=== EXERCISE DATA ===
- - - - - - -

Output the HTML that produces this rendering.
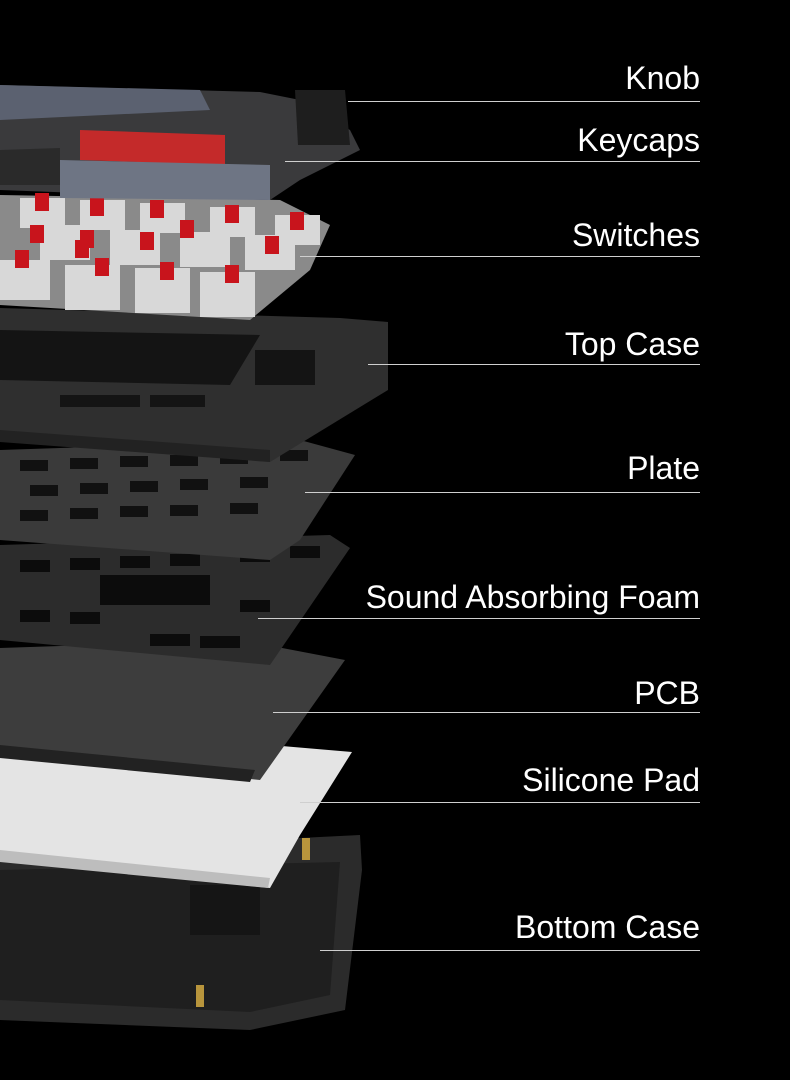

- - - - - - -

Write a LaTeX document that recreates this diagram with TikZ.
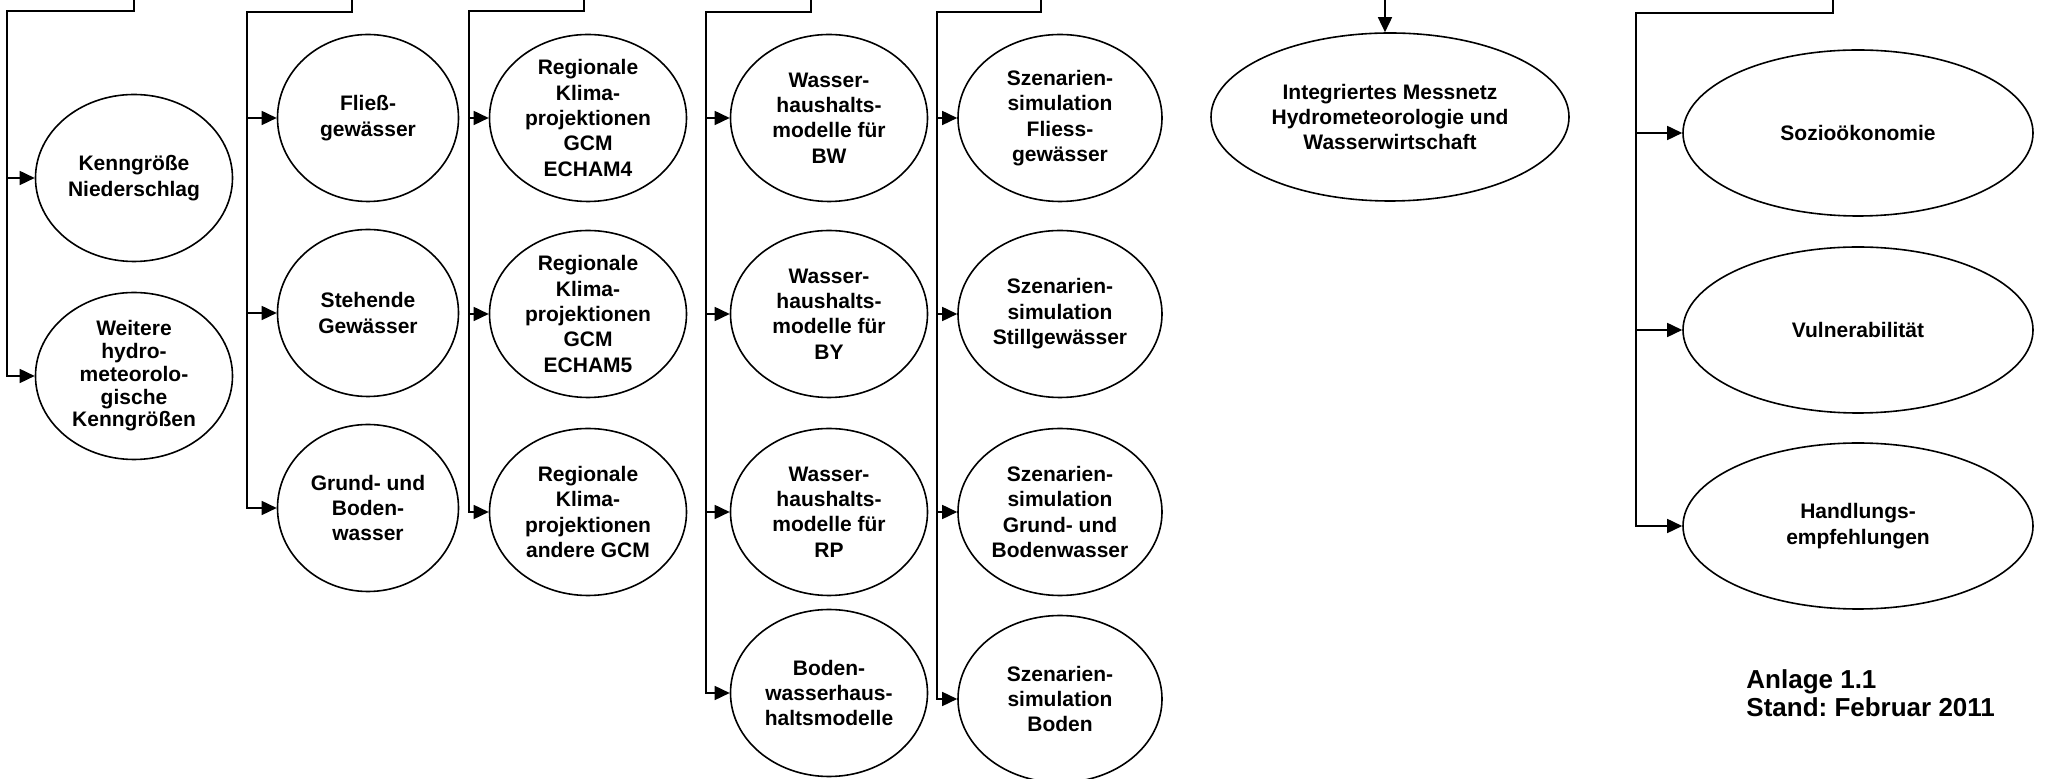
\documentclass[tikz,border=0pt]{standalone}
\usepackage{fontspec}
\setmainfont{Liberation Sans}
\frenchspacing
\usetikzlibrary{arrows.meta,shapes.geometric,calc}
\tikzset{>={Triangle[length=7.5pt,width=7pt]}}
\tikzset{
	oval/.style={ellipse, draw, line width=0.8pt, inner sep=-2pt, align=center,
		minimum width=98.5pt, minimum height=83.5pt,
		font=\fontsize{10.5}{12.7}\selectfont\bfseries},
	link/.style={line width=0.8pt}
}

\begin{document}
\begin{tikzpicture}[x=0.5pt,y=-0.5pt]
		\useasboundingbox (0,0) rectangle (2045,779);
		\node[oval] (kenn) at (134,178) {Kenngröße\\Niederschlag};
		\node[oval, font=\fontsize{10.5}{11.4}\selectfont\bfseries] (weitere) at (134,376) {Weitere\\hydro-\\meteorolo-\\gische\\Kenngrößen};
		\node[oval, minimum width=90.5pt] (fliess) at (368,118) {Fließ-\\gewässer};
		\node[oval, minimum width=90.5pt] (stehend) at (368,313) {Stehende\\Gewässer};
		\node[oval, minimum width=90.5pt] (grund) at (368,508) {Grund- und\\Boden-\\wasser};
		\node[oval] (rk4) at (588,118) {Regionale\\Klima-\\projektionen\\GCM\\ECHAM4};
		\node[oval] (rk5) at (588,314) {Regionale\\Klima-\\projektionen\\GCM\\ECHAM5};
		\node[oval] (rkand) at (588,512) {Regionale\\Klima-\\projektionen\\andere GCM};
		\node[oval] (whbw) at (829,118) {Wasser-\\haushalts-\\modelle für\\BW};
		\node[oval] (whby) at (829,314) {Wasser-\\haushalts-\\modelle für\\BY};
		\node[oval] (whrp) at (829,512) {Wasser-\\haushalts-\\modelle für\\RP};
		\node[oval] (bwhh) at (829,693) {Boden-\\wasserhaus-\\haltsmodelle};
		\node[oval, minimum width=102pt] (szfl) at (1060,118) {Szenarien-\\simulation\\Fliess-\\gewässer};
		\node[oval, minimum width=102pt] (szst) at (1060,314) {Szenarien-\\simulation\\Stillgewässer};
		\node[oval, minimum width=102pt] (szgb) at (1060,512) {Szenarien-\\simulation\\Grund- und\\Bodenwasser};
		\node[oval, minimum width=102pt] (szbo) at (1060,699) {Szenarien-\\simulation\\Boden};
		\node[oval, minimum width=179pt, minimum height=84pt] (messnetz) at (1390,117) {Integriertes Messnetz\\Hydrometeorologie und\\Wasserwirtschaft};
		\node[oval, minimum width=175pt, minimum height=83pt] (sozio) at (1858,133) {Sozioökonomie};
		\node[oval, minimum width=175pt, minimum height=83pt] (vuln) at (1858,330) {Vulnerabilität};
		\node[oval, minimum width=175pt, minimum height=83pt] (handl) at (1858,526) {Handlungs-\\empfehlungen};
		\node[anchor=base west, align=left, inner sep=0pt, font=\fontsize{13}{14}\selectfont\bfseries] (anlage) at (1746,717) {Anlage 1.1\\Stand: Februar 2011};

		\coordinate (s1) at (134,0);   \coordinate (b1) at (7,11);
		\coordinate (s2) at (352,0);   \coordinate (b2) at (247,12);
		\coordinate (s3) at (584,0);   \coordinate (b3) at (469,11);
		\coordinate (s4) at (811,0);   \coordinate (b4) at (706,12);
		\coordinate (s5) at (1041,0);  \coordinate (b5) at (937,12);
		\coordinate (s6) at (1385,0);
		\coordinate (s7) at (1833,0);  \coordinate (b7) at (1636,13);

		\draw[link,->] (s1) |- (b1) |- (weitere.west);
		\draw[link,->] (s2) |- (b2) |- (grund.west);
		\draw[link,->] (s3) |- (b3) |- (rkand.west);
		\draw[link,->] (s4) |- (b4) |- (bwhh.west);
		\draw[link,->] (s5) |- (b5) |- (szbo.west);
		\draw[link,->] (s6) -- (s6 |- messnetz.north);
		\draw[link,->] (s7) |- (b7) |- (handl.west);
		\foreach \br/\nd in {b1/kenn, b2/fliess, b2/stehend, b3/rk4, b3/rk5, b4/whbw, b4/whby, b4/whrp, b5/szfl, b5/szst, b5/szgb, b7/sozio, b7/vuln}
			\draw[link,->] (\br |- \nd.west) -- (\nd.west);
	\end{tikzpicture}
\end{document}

- - - - - - -

=== WHAT IS ASKED ===
Find the lines holding "that" and list every one.

=== ANSWER ===
Output the HTML that produces this rendering.
Write a LaTeX document that recreates this diagram with TikZ.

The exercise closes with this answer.